=== Given request ===
Leave the pictures out. Return all other data exactly.

===== Given data

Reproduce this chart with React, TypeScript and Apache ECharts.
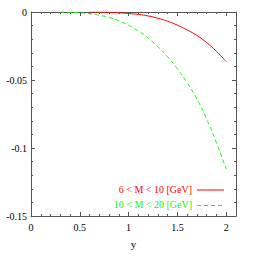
import React, { useEffect, useRef } from "react";
import * as echarts from "echarts";

const xRed = [0.6, 0.7, 0.8, 0.9, 1.0, 1.1, 1.2, 1.3, 1.4, 1.5, 1.6, 1.7, 1.8, 1.9, 2.0];
const yRed = [0, -0.0001, -0.0003, -0.0006, -0.0011, -0.0018, -0.0029, -0.0046, -0.0068, -0.0097, -0.0132, -0.0173, -0.0225, -0.0290, -0.0365];
const xGreen = [0.3, 0.4, 0.5, 0.6, 0.7, 0.8, 0.9, 1.0, 1.1, 1.2, 1.3, 1.4, 1.5, 1.6, 1.7, 1.8, 1.9, 2.0];
const yGreen = [0, -0.0002, -0.0006, -0.0013, -0.0024, -0.0040, -0.0065, -0.0098, -0.0140, -0.0192, -0.0256, -0.0330, -0.0418, -0.0520, -0.0640, -0.0788, -0.0963, -0.1155];
const seriesNames = ["6 < M < 10 [GeV]", "10 < M < 20 [GeV]"];
const xTickLabels = ["0", "0.5", "1", "1.5", "2"];
const yTickLabels = ["0", "-0.05", "-0.1", "-0.15"];

const FONT = "'Liberation Serif', 'DejaVu Serif', serif";
const AXIS = "#555";

export default function App() {
  const ref = useRef<HTMLDivElement>(null);
  useEffect(() => {
    const chart = echarts.init(ref.current!, null, { renderer: "svg" });
    const xLab = (v: number) => {
      const i = Math.round(v / 0.5);
      return Math.abs(v - i * 0.5) < 1e-6 && xTickLabels[i] !== undefined ? xTickLabels[i] : "";
    };
    const yLab = (v: number) => {
      const i = Math.round(-v / 0.05);
      return Math.abs(-v - i * 0.05) < 1e-6 && yTickLabels[i] !== undefined ? yTickLabels[i] : "";
    };
    const axisCommon = {
      type: "value" as const,
      axisLine: { show: true, onZero: false, lineStyle: { color: AXIS, width: 1 } },
      axisTick: { show: true, inside: true, length: 4, lineStyle: { color: AXIS } },
      minorTick: { show: true, splitNumber: 5, length: 2, lineStyle: { color: AXIS } },
      splitLine: { show: false },
    };
    chart.setOption({
      animation: false,
      backgroundColor: "#fff",
      grid: { left: 31, top: 12, right: 27, bottom: 42, containLabel: false },
      xAxis: [
        {
          ...axisCommon,
          position: "bottom",
          min: 0,
          max: 2.1,
          interval: 0.5,
          name: "y",
          nameLocation: "middle",
          nameGap: 22,
          nameTextStyle: { fontFamily: FONT, fontSize: 11, color: "#000" },
          axisLabel: { formatter: xLab, fontFamily: FONT, fontSize: 10, color: "#000", margin: 6, showMaxLabel: false },
        },
        {
          ...axisCommon,
          position: "top",
          min: 0,
          max: 2.1,
          interval: 0.5,
          axisLabel: { show: false },
        },
      ],
      yAxis: [
        {
          ...axisCommon,
          position: "left",
          min: -0.15,
          max: 0,
          interval: 0.05,
          axisLabel: { formatter: yLab, fontFamily: FONT, fontSize: 10, color: "#000", margin: 4 },
        },
        {
          ...axisCommon,
          position: "right",
          min: -0.15,
          max: 0,
          interval: 0.05,
          axisLabel: { show: false },
        },
      ],
      series: [
        {
          name: seriesNames[0],
          type: "line",
          data: xRed.map((x, i) => [x, yRed[i]]),
          smooth: true,
          showSymbol: false,
          lineStyle: { color: "#ff0000", width: 1 },
        },
        {
          name: seriesNames[1],
          type: "line",
          data: xGreen.map((x, i) => [x, yGreen[i]]),
          smooth: true,
          showSymbol: false,
          lineStyle: { color: "#00ff00", width: 1, type: [4, 3] },
        },
      ],
      graphic: [
        {
          type: "text",
          right: 263 - 192,
          top: 184,
          style: { text: seriesNames[0], fill: "#ff0000", font: `10px ${FONT}`, textAlign: "right" },
        },
        {
          type: "line",
          shape: { x1: 197, y1: 190, x2: 224, y2: 190 },
          style: { stroke: "#ff0000", lineWidth: 1 },
        },
        {
          type: "text",
          right: 263 - 192,
          top: 199.5,
          style: { text: seriesNames[1], fill: "#00ff00", font: `10px ${FONT}`, textAlign: "right" },
        },
        {
          type: "line",
          shape: { x1: 197, y1: 205.5, x2: 224, y2: 205.5 },
          style: { stroke: "#00ff00", lineWidth: 1, lineDash: [4, 3] },
        },
      ],
    });
    return () => chart.dispose();
  }, []);
  return <div ref={ref} style={{ width: 263, height: 258, position: "absolute", left: 0, top: 0 }} />;
}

==========

=== Exercise response ===
Reproduce this chart with React, TypeScript and Apache ECharts.
import React, { useEffect, useRef } from "react";
import * as echarts from "echarts";

const xRed = [0.6, 0.7, 0.8, 0.9, 1.0, 1.1, 1.2, 1.3, 1.4, 1.5, 1.6, 1.7, 1.8, 1.9, 2.0];
const yRed = [0, -0.0001, -0.0003, -0.0006, -0.0011, -0.0018, -0.0029, -0.0046, -0.0068, -0.0097, -0.0132, -0.0173, -0.0225, -0.0290, -0.0365];
const xGreen = [0.3, 0.4, 0.5, 0.6, 0.7, 0.8, 0.9, 1.0, 1.1, 1.2, 1.3, 1.4, 1.5, 1.6, 1.7, 1.8, 1.9, 2.0];
const yGreen = [0, -0.0002, -0.0006, -0.0013, -0.0024, -0.0040, -0.0065, -0.0098, -0.0140, -0.0192, -0.0256, -0.0330, -0.0418, -0.0520, -0.0640, -0.0788, -0.0963, -0.1155];
const seriesNames = ["6 < M < 10 [GeV]", "10 < M < 20 [GeV]"];
const xTickLabels = ["0", "0.5", "1", "1.5", "2"];
const yTickLabels = ["0", "-0.05", "-0.1", "-0.15"];

const FONT = "'Liberation Serif', 'DejaVu Serif', serif";
const AXIS = "#555";

export default function App() {
  const ref = useRef<HTMLDivElement>(null);
  useEffect(() => {
    const chart = echarts.init(ref.current!, null, { renderer: "svg" });
    const xLab = (v: number) => {
      const i = Math.round(v / 0.5);
      return Math.abs(v - i * 0.5) < 1e-6 && xTickLabels[i] !== undefined ? xTickLabels[i] : "";
    };
    const yLab = (v: number) => {
      const i = Math.round(-v / 0.05);
      return Math.abs(-v - i * 0.05) < 1e-6 && yTickLabels[i] !== undefined ? yTickLabels[i] : "";
    };
    const axisCommon = {
      type: "value" as const,
      axisLine: { show: true, onZero: false, lineStyle: { color: AXIS, width: 1 } },
      axisTick: { show: true, inside: true, length: 4, lineStyle: { color: AXIS } },
      minorTick: { show: true, splitNumber: 5, length: 2, lineStyle: { color: AXIS } },
      splitLine: { show: false },
    };
    chart.setOption({
      animation: false,
      backgroundColor: "#fff",
      grid: { left: 31, top: 12, right: 27, bottom: 42, containLabel: false },
      xAxis: [
        {
          ...axisCommon,
          position: "bottom",
          min: 0,
          max: 2.1,
          interval: 0.5,
          name: "y",
          nameLocation: "middle",
          nameGap: 22,
          nameTextStyle: { fontFamily: FONT, fontSize: 11, color: "#000" },
          axisLabel: { formatter: xLab, fontFamily: FONT, fontSize: 10, color: "#000", margin: 6, showMaxLabel: false },
        },
        {
          ...axisCommon,
          position: "top",
          min: 0,
          max: 2.1,
          interval: 0.5,
          axisLabel: { show: false },
        },
      ],
      yAxis: [
        {
          ...axisCommon,
          position: "left",
          min: -0.15,
          max: 0,
          interval: 0.05,
          axisLabel: { formatter: yLab, fontFamily: FONT, fontSize: 10, color: "#000", margin: 4 },
        },
        {
          ...axisCommon,
          position: "right",
          min: -0.15,
          max: 0,
          interval: 0.05,
          axisLabel: { show: false },
        },
      ],
      series: [
        {
          name: seriesNames[0],
          type: "line",
          data: xRed.map((x, i) => [x, yRed[i]]),
          smooth: true,
          showSymbol: false,
          lineStyle: { color: "#ff0000", width: 1 },
        },
        {
          name: seriesNames[1],
          type: "line",
          data: xGreen.map((x, i) => [x, yGreen[i]]),
          smooth: true,
          showSymbol: false,
          lineStyle: { color: "#00ff00", width: 1, type: [4, 3] },
        },
      ],
      graphic: [
        {
          type: "text",
          right: 263 - 192,
          top: 184,
          style: { text: seriesNames[0], fill: "#ff0000", font: `10px ${FONT}`, textAlign: "right" },
        },
        {
          type: "line",
          shape: { x1: 197, y1: 190, x2: 224, y2: 190 },
          style: { stroke: "#ff0000", lineWidth: 1 },
        },
        {
          type: "text",
          right: 263 - 192,
          top: 199.5,
          style: { text: seriesNames[1], fill: "#00ff00", font: `10px ${FONT}`, textAlign: "right" },
        },
        {
          type: "line",
          shape: { x1: 197, y1: 205.5, x2: 224, y2: 205.5 },
          style: { stroke: "#00ff00", lineWidth: 1, lineDash: [4, 3] },
        },
      ],
    });
    return () => chart.dispose();
  }, []);
  return <div ref={ref} style={{ width: 263, height: 258, position: "absolute", left: 0, top: 0 }} />;
}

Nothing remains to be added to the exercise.